PROJECT SUMMARY / ABSTRACT
A central goal of genomics is to understand the relationship between genotype and phenotype. In recent years,
the ability to quantitatively study genotype-phenotype maps has been revolutionized by the development of
multiplex assays of variant effect (MAVEs), which measure molecular phenotypes for thousands to millions of
genotypic variants in parallel. MAVE is an umbrella term that includes massively parallel reporter assays for
studies of DNA or RNA regulatory sequences, as well as deep mutational scanning assays of proteins or
structural RNAs. The rapid adoption of MAVE techniques across multiple genomic disciplines has created an
acute need for computational methods that can robustly and reproducibly infer quantitative genotype-
phenotype (G-P) maps from the large datasets that MAVEs produce. Here we propose a unified conceptual
and computational framework for quantitatively modeling G-P maps from MAVE data. This proposal is
motivated by our realization that accounting for the noise and nonlinearities that are omnipresent in MAVE
experiments requires explicit modeling of both the MAVE measurement process and the G-P map of interest.
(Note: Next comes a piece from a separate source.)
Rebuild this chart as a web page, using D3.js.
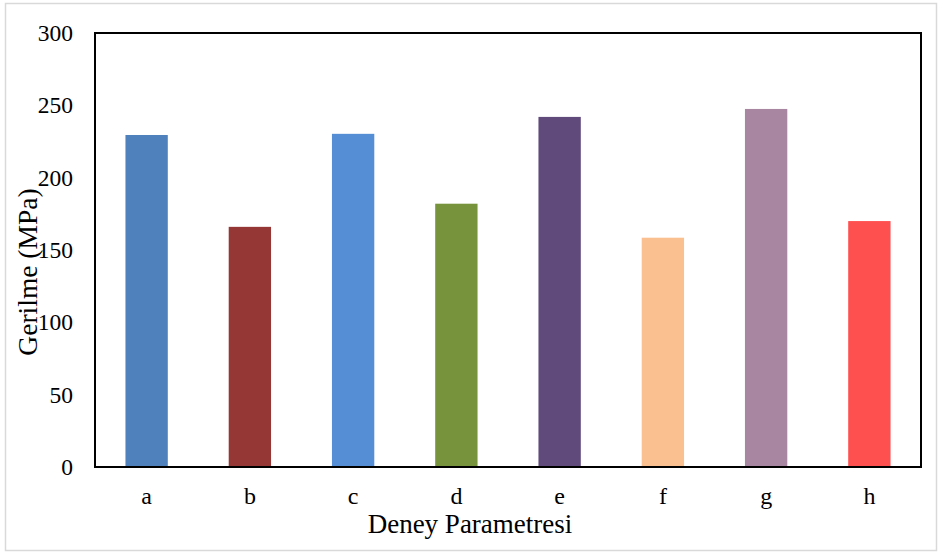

This joint inference strategy is more computationally demanding than most MAVE analysis methods, but it is
feasible using modern deep learning frameworks. Our extensive preliminary data show that this modeling
strategy is able to recover high-precision G-P maps even in the presence of major confounding effects, and
thus has the potential to benefit MAVE studies in multiple areas of genomics. Aim 1 will develop methods for
modeling the measurement processes that arise in diverse MAVE experimental designs. Aim 2 will develop
general methods for modeling genetic interactions within G-P maps, and will use these methods in conjunction
with new experiments to elucidate the molecular mechanism of a recently approved drug that targets
alternative mRNA splicing. Aim 3 will develop methods for inferring G-P maps that reflect biophysical models
of gene regulation, including both thermodynamic (i.e., quasi-equilibrium) and kinetic (i.e., non-equilibrium
steady-state) models. These methods will then be used, in conjunction with new MAVE experiments, to
develop a biophysical model for how a pleiotropic transcription factor regulates gene expression throughout the
Escherichia coli genome. Aim 4 will study and develop methods for treating gauge freedoms and sloppy
modes in the above classes of models, thereby facilitating the comparison, interpretation, and exploration of
inferred G-P maps. All of the computational techniques we develop will be incorporated into a robust and easy-
to-use Python package called MAVE-NN. We will benchmark MAVE-NN on a diverse array of MAVE datasets,
including published datasets and data generated as part of this project. In all, this work will fill a major need in
the analysis of MAVE experiments, yielding a robust, flexible, and scalable computational platform that will help
accelerate the use of MAVEs for understanding the effects of human genetic variation at the genomic scale.